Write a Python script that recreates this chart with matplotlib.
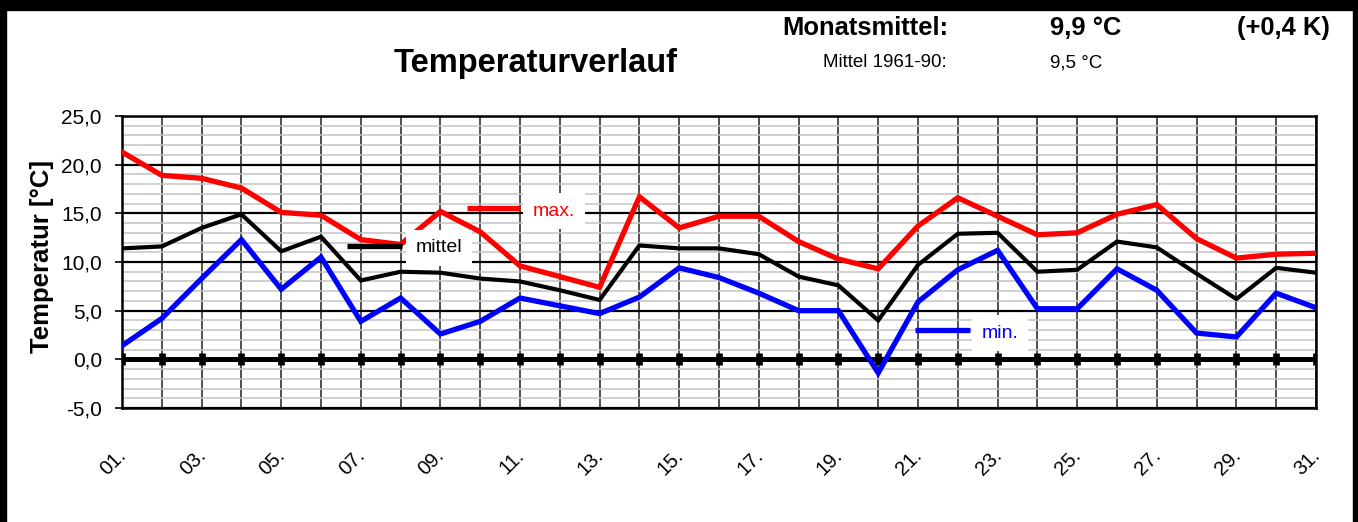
import numpy as np
import matplotlib
matplotlib.use("Agg")
import matplotlib.pyplot as plt
from matplotlib.ticker import MultipleLocator
from matplotlib.lines import Line2D
from matplotlib.patches import Rectangle
from matplotlib.transforms import ScaledTranslation

plt.rcParams['font.family'] = ['Liberation Sans', 'DejaVu Sans']

# Tageswerte
tage = np.arange(1, 32)
t_max = [21.3, 18.9, 18.6, 17.6, 15.1, 14.8, 12.3, 11.8, 15.2, 13.1,
         9.6, 8.5, 7.4, 16.7, 13.5, 14.7, 14.7, 12.1, 10.3, 9.3,
         13.7, 16.6, 14.7, 12.8, 13.0, 14.9, 15.9, 12.4, 10.4, 10.8, 10.9]
t_mittel = [11.4, 11.6, 13.5, 14.9, 11.1, 12.6, 8.1, 9.0, 8.9, 8.3,
            8.0, 7.1, 6.1, 11.7, 11.4, 11.4, 10.8, 8.5, 7.6, 4.0,
            9.7, 12.9, 13.0, 9.0, 9.2, 12.1, 11.5, 8.8, 6.2, 9.4, 8.9]
t_min = [1.4, 4.2, 8.3, 12.3, 7.2, 10.5, 3.9, 6.3, 2.6, 3.9,
         6.3, 5.5, 4.7, 6.4, 9.4, 8.4, 6.8, 5.0, 5.0, -1.4,
         5.9, 9.2, 11.2, 5.2, 5.2, 9.3, 7.1, 2.7, 2.3, 6.8, 5.3]
y_ticks = [-5, 0, 5, 10, 15, 20, 25]
x_labels = ['%02d.' % d for d in tage[::2]]

W, H = 1358, 522
fig = plt.figure(figsize=(W / 100, H / 100), dpi=100)
ax = fig.add_axes([122 / W, 1 - 408 / H, (1316 - 122) / W, (408 - 116) / H])

def fx(x):
    return x / W

def fy(y):
    return 1 - y / H

ax.plot(tage, t_max, color='#ff0000', lw=3.8, solid_joinstyle='miter', zorder=3)
ax.plot(tage, t_mittel, color='black', lw=3.0, solid_joinstyle='miter', zorder=3)
ax.plot(tage, t_min, color='#0000ff', lw=3.8, solid_joinstyle='miter', zorder=3)

# Nulllinie mit Markierungen
ax.axhline(0, color='black', lw=3.6, zorder=2)
ax.plot(tage, np.zeros(len(tage)), ls='none', marker='|', ms=8.5, mew=4.8,
        color='black', zorder=2)

ax.set_xlim(1, 31)
ax.set_ylim(-5, 25)
ax.set_yticks(y_ticks)
ax.set_yticklabels([('%.1f' % v).replace('.', ',') for v in y_ticks], fontsize=15)
ax.yaxis.set_minor_locator(MultipleLocator(1))
ax.set_xticks(tage[::2])
ax.set_xticks(tage, minor=True)
ax.set_xticklabels(x_labels, rotation=45, ha='right', va='baseline',
                   rotation_mode='anchor', fontsize=14.5)
ax.tick_params(axis='x', which='both', length=0, pad=34.5)
ax.tick_params(axis='y', which='major', length=5, width=1.2, pad=9.4)
ax.tick_params(axis='y', which='minor', length=0)
verschiebung = ScaledTranslation(5 / 100, 0, fig.dpi_scale_trans)
for lbl in ax.get_xticklabels():
    lbl.set_transform(lbl.get_transform() + verschiebung)

ax.set_axisbelow(True)
ax.grid(axis='y', which='minor', color='#c4c4c4', lw=1.1)
ax.grid(axis='y', which='major', color='black', lw=1.6)
ax.grid(axis='x', which='both', color='#202020', lw=1.1)
for s in ax.spines.values():
    s.set_linewidth(1.8)
    s.set_color('black')

# Beschriftungen der Reihen
eintraege = [('max.', '#ff0000', 467, 520, 208, 554, 211),
             ('mittel', 'black', 347, 402, 246, 439, 248),
             ('min.', '#0000ff', 915, 970, 330, 1000, 333)]
for name, farbe, x0, x1, yl, xt, yt in eintraege:
    fig.add_artist(Line2D([fx(x0), fx(x1)], [fy(yl), fy(yl)], color=farbe,
                          lw=3.8, solid_capstyle='butt', zorder=5))
    fig.text(fx(xt), fy(yt), name, color=farbe, fontsize=14, ha='center', va='center',
             zorder=6, bbox=dict(facecolor='white', edgecolor='none', pad=7))

fig.text(fx(536), fy(72), 'Temperaturverlauf', fontsize=23.5, fontweight='bold',
         ha='center', va='baseline')
fig.text(fx(948), fy(35), 'Monatsmittel:', fontsize=18.4, fontweight='bold',
         ha='right', va='baseline')
fig.text(fx(1050), fy(35), '9,9 °C', fontsize=18.4, fontweight='bold',
         ha='left', va='baseline')
fig.text(fx(1330), fy(35), '(+0,4 K)', fontsize=18.4, fontweight='bold',
         ha='right', va='baseline')
fig.text(fx(947), fy(67), 'Mittel 1961-90:', fontsize=13.5, ha='right', va='baseline')
fig.text(fx(1050), fy(67), '9,5 °C', fontsize=13.5, ha='left', va='baseline')
fig.text(fx(42), fy(256), 'Temperatur [°C]', fontsize=18.5, fontweight='bold',
         rotation=90, ha='center', va='center')

# Rahmen
for x, y, w, h in [(0, 0, 6, H), (0, 0, W, 10), (W - 5, 0, 5, H)]:
    fig.add_artist(Rectangle((fx(x), fy(y + h)), w / W, h / H, color='black',
                             transform=fig.transFigure, zorder=10))

fig.savefig('out.png', dpi=100)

Goal >> Repeat the lines of the listing above verbatim, beginning at its first line and ending at the line containing "plt.rcParams['font.family'] = ['Liberation", which is included. Omit pictures.

Complete answer >>
Write a Python script that recreates this chart with matplotlib.
import numpy as np
import matplotlib
matplotlib.use("Agg")
import matplotlib.pyplot as plt
from matplotlib.ticker import MultipleLocator
from matplotlib.lines import Line2D
from matplotlib.patches import Rectangle
from matplotlib.transforms import ScaledTranslation

plt.rcParams['font.family'] = ['Liberation Sans', 'DejaVu Sans']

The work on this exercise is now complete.